WRITTEN TASK: Set down the data below from its first line to the line holding "closed=True, fc=color, ec='none', zorder=z))", inclusive; omit all pictures.

DATA SHOWN:
▶

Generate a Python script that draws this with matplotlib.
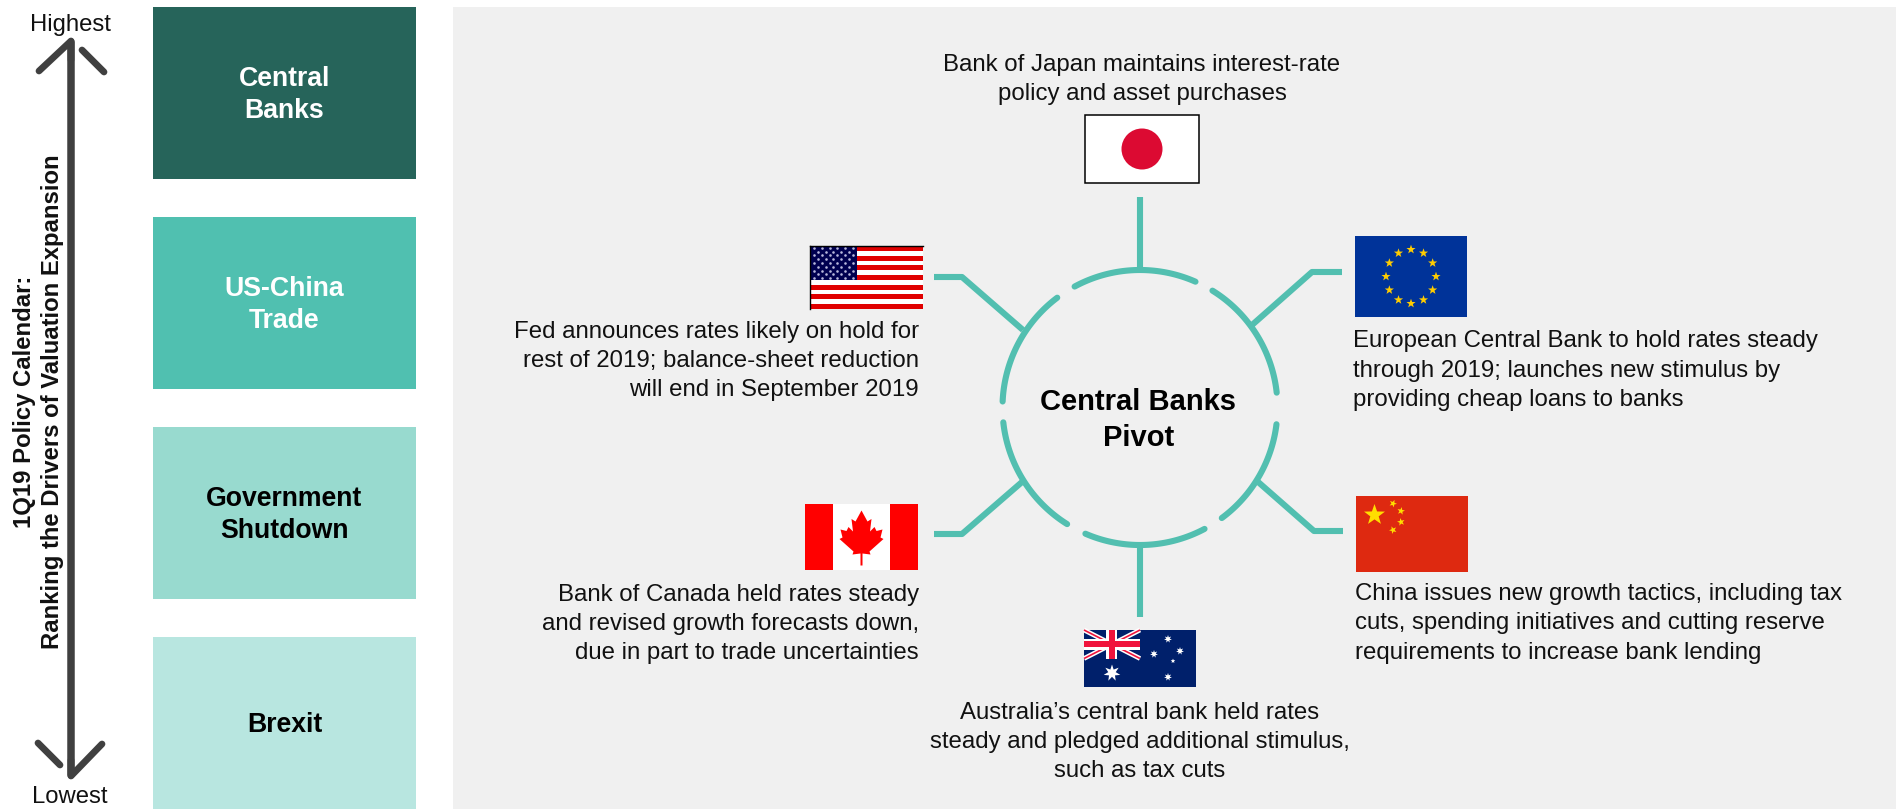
import numpy as np
import matplotlib
matplotlib.use('Agg')
import matplotlib.pyplot as plt
from matplotlib.patches import Rectangle, Polygon, Circle

plt.rcParams['font.family'] = ['Liberation Sans', 'DejaVu Sans']

# left column, top to bottom
drivers = ['Central\nBanks', 'US-China\nTrade', 'Government\nShutdown', 'Brexit']
driver_fill = ['#26645A', '#50C0B0', '#98DACF', '#B8E6E0']
driver_text = ['white', 'white', 'black', 'black']

axis_title = '1Q19 Policy Calendar:\nRanking the Drivers of Valuation Expansion'
axis_top = 'Highest'
axis_bottom = 'Lowest'

hub_label = 'Central Banks\nPivot'
note_japan = 'Bank of Japan maintains interest-rate\npolicy and asset purchases'
note_us = 'Fed announces rates likely on hold for\nrest of 2019; balance-sheet reduction\nwill end in September 2019'
note_eu = 'European Central Bank to hold rates steady\nthrough 2019; launches new stimulus by\nproviding cheap loans to banks'
note_canada = 'Bank of Canada held rates steady\nand revised growth forecasts down,\ndue in part to trade uncertainties'
note_china = 'China issues new growth tactics, including tax\ncuts, spending initiatives and cutting reserve\nrequirements to increase bank lending'
note_australia = 'Australia\u2019s central bank held rates\nsteady and pledged additional stimulus,\nsuch as tax cuts'

TEAL = '#52BFB0'
DARK = '#404040'
W, H = 1896, 809
FS = 17.3


def star(ax, cx, cy, r, color, points=5, inner=0.4, rot=0.0, z=5):
    ang = np.pi / 2 + rot + np.arange(points * 2) * np.pi / points
    rad = np.where(np.arange(points * 2) % 2 == 0, r, r * inner)
    xy = np.c_[cx + rad * np.cos(ang), cy - rad * np.sin(ang)]
    ax.add_patch(Polygon(xy, closed=True, fc=color, ec='none', zorder=z))


def rect(ax, x0, y0, x1, y1, color, z=4):
    ax.add_patch(Rectangle((x0, y0), x1 - x0, y1 - y0, fc=color, ec='none', zorder=z))


def flag_japan(ax, x0, y0, x1, y1):
    ax.add_patch(Rectangle((x0, y0), x1 - x0, y1 - y0, fc='white', ec='black', lw=1.1, zorder=4))
    ax.add_patch(Circle(((x0 + x1) / 2, (y0 + y1) / 2), 20.5, fc='#DC0A32', ec='none', zorder=5))


def flag_us(ax, x0, y0, x1, y1):
    rect(ax, x0, y0, x1, y1, 'white')
    h = (y1 - y0) / 13
    for i in range(0, 13, 2):
        rect(ax, x0, y0 + i * h, x1, y0 + (i + 1) * h, '#E00000')
    cw, ch = (x1 - x0) * 0.415, h * 7
    rect(ax, x0, y0, x0 + cw, y0 + ch, '#000050', z=5)
    # 9 rows of alternating 6 and 5 stars, shown as dots at this size
    xs, ys = [], []
    for row in range(9):
        n = 6 if row % 2 == 0 else 5
        off = 0 if row % 2 == 0 else 0.5
        for col in range(n):
            xs.append(x0 + cw * (col + off + 0.5) / 6)
            ys.append(y0 + ch * (row + 0.5) / 9)
    ax.scatter(xs, ys, s=3.5, c='#B8B8DC', linewidths=0, zorder=6)
    ax.plot([x0, x0], [y0, y1], color='black', lw=1, zorder=7)
    ax.plot([x0, x1], [y0, y0], color='black', lw=1, zorder=7)


def flag_canada(ax, x0, y0, x1, y1):
    rect(ax, x0, y0, x1, y1, '#FF0000')
    w = x1 - x0
    rect(ax, x0 + w * 0.25, y0, x1 - w * 0.25, y1, 'white', z=5)
    cx, top = (x0 + x1) / 2, y0 + 6.5
    # right half of the leaf, mirrored for the left half
    half = [(0, 0), (6, 11), (10, 8.5), (8.5, 21), (13, 16.5), (15, 20.5), (21, 19),
            (19, 27), (22, 28.5), (8, 41), (9, 44), (1, 43), (1, 55)]
    pts = [(cx + a, top + b) for a, b in half] + [(cx - a, top + b) for a, b in half[::-1]]
    ax.add_patch(Polygon(pts, closed=True, fc='#FF0000', ec='none', zorder=6))


def flag_eu(ax, x0, y0, x1, y1):
    rect(ax, x0, y0, x1, y1, '#003399')
    cx, cy = (x0 + x1) / 2, (y0 + y1) / 2
    for a in range(12):
        t = np.deg2rad(a * 30)
        star(ax, cx + 25 * np.sin(t), cy - 27 * np.cos(t), 4.8, '#FFCC00')


def flag_china(ax, x0, y0, x1, y1):
    rect(ax, x0, y0, x1, y1, '#DE2910')
    star(ax, x0 + 18.5, y0 + 19, 11, '#FFDE00')
    for dx, dy, rot in [(37, 7.5, -0.4), (45, 15, -0.2), (45, 26, 0.2), (37, 34, 0.4)]:
        star(ax, x0 + dx, y0 + dy, 4, '#FFDE00', rot=rot)


def flag_australia(ax, x0, y0, x1, y1):
    navy, red = '#00206B', '#F0143C'
    rect(ax, x0, y0, x1, y1, navy)
    qx, qy = x0 + (x1 - x0) / 2, y0 + (y1 - y0) / 2
    for a, b, c, d in [(x0, y0, qx, qy), (x0, qy, qx, y0)]:
        ax.plot([a, c], [b, d], color='white', lw=3.4, solid_capstyle='butt', zorder=5)
        ax.plot([a, c], [b, d], color=red, lw=1.2, solid_capstyle='butt', zorder=5)
    mx, my = (x0 + qx) / 2, (y0 + qy) / 2
    rect(ax, mx - 5.5, y0, mx + 5.5, qy, 'white', z=6)
    rect(ax, x0, my - 5.5, qx, my + 5.5, 'white', z=6)
    rect(ax, mx - 3.2, y0, mx + 3.2, qy, red, z=7)
    rect(ax, x0, my - 3.2, qx, my + 3.2, red, z=7)
    star(ax, mx, y1 - 14, 8.5, 'white', points=7, inner=0.45)
    star(ax, x0 + 84, y0 + 9, 4, 'white', points=7, inner=0.45)
    star(ax, x0 + 70, y0 + 24, 4, 'white', points=7, inner=0.45)
    star(ax, x0 + 96, y0 + 21, 4, 'white', points=7, inner=0.45)
    star(ax, x0 + 89, y0 + 31, 2.4, 'white', points=5, inner=0.45)
    star(ax, x0 + 84, y0 + 47, 4, 'white', points=7, inner=0.45)


fig = plt.figure(figsize=(W / 100, H / 100), dpi=100, facecolor='white')
ax = fig.add_axes([0, 0, 1, 1])
ax.set_xlim(0, W)
ax.set_ylim(H, 0)
ax.axis('off')

# grey panel behind the hub diagram
rect(ax, 453, 7, W, H, '#F0F0F0', z=0)

# ranked boxes
box_tops = [7, 217, 427, 637]
for name, fill, tc, top in zip(drivers, driver_fill, driver_text, box_tops):
    rect(ax, 153, top, 416, top + 172, fill, z=1)
    ax.text(284.5, top + 88, name, ha='center', va='center', fontsize=19.2,
            fontweight='bold', color=tc, linespacing=1.26)

# vertical ranking arrow
arrow_lw = 5.4
ax.plot([71, 71], [42, 775], color=DARK, lw=arrow_lw, solid_capstyle='round', zorder=2)
ax.plot([39, 71, 71], [71, 41, 60], color=DARK, lw=arrow_lw * 0.9, solid_capstyle='round',
        solid_joinstyle='round', zorder=2)
ax.plot([82, 104], [50, 72], color=DARK, lw=arrow_lw * 0.9, solid_capstyle='round', zorder=2)
ax.plot([102, 71, 71], [744, 776, 760], color=DARK, lw=arrow_lw * 0.9, solid_capstyle='round',
        solid_joinstyle='round', zorder=2)
ax.plot([38, 60], [743, 765], color=DARK, lw=arrow_lw * 0.9, solid_capstyle='round', zorder=2)

ax.text(70, 25, axis_top, ha='center', va='center', fontsize=17.2, color='#111111')
ax.text(70, 797, axis_bottom, ha='center', va='center', fontsize=17.2, color='#111111')
ax.text(38.5, 402, axis_title, ha='center', va='center', rotation=90, fontsize=17.2,
        fontweight='bold', color='#111111', linespacing=1.26)

# hub ring, drawn as six separate arcs
hub_x, hub_y, hub_r = 1140, 407.5, 137.5
ring_spans = [(66.2, 118.4), (6.2, 58.2), (127, 177.5), (-53.5, -7), (-113.4, -62), (-173.8, -122)]
for start, end in ring_spans:
    t = np.deg2rad(np.linspace(start, end, 80))
    ax.plot(hub_x + hub_r * np.cos(t), hub_y - hub_r * np.sin(t), color=TEAL, lw=4.4,
            solid_capstyle='round', zorder=3)

# spokes from the ring to the flags
spokes = [
    ([1140, 1140], [197, 270]),
    ([1140, 1140], [545, 617]),
    ([934, 962, 1023], [277, 277, 330]),
    ([1342, 1312, 1252], [272, 272, 325]),
    ([934, 962, 1022], [534, 534, 482]),
    ([1343, 1314, 1257], [531, 531, 481]),
]
for xs, ys in spokes:
    ax.plot(xs, ys, color=TEAL, lw=4.4, solid_capstyle='butt', solid_joinstyle='round', zorder=3)

ax.text(1138.5, 420, hub_label, ha='center', va='center', fontsize=21, fontweight='bold',
        color='black', linespacing=1.39)

flag_japan(ax, 1085, 115, 1199, 183)
flag_us(ax, 810, 246, 923, 309)
flag_canada(ax, 805, 504, 918, 570)
flag_eu(ax, 1355, 236, 1467, 317)
flag_china(ax, 1356, 496, 1468, 572)
flag_australia(ax, 1084, 630, 1196, 687)

txt = dict(fontsize=FS, color='#111111', va='center', linespacing=1.42)
ax.text(1142, 79.5, note_japan, ha='center', multialignment='center', **txt)
ax.text(919, 361, note_us, ha='right', multialignment='right', **txt)
ax.text(1353, 370.5, note_eu, ha='left', multialignment='left', **txt)
ax.text(919, 624, note_canada, ha='right', multialignment='right', **txt)
ax.text(1355, 623.5, note_china, ha='left', multialignment='left', **txt)
ax.text(1140, 742, note_australia, ha='center', multialignment='center', **txt)

fig.savefig('out.png', dpi=100)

◀

OUTPUT FOR THIS EXERCISE:
Generate a Python script that draws this with matplotlib.
import numpy as np
import matplotlib
matplotlib.use('Agg')
import matplotlib.pyplot as plt
from matplotlib.patches import Rectangle, Polygon, Circle

plt.rcParams['font.family'] = ['Liberation Sans', 'DejaVu Sans']

# left column, top to bottom
drivers = ['Central\nBanks', 'US-China\nTrade', 'Government\nShutdown', 'Brexit']
driver_fill = ['#26645A', '#50C0B0', '#98DACF', '#B8E6E0']
driver_text = ['white', 'white', 'black', 'black']

axis_title = '1Q19 Policy Calendar:\nRanking the Drivers of Valuation Expansion'
axis_top = 'Highest'
axis_bottom = 'Lowest'

hub_label = 'Central Banks\nPivot'
note_japan = 'Bank of Japan maintains interest-rate\npolicy and asset purchases'
note_us = 'Fed announces rates likely on hold for\nrest of 2019; balance-sheet reduction\nwill end in September 2019'
note_eu = 'European Central Bank to hold rates steady\nthrough 2019; launches new stimulus by\nproviding cheap loans to banks'
note_canada = 'Bank of Canada held rates steady\nand revised growth forecasts down,\ndue in part to trade uncertainties'
note_china = 'China issues new growth tactics, including tax\ncuts, spending initiatives and cutting reserve\nrequirements to increase bank lending'
note_australia = 'Australia\u2019s central bank held rates\nsteady and pledged additional stimulus,\nsuch as tax cuts'

TEAL = '#52BFB0'
DARK = '#404040'
W, H = 1896, 809
FS = 17.3


def star(ax, cx, cy, r, color, points=5, inner=0.4, rot=0.0, z=5):
    ang = np.pi / 2 + rot + np.arange(points * 2) * np.pi / points
    rad = np.where(np.arange(points * 2) % 2 == 0, r, r * inner)
    xy = np.c_[cx + rad * np.cos(ang), cy - rad * np.sin(ang)]
    ax.add_patch(Polygon(xy, closed=True, fc=color, ec='none', zorder=z))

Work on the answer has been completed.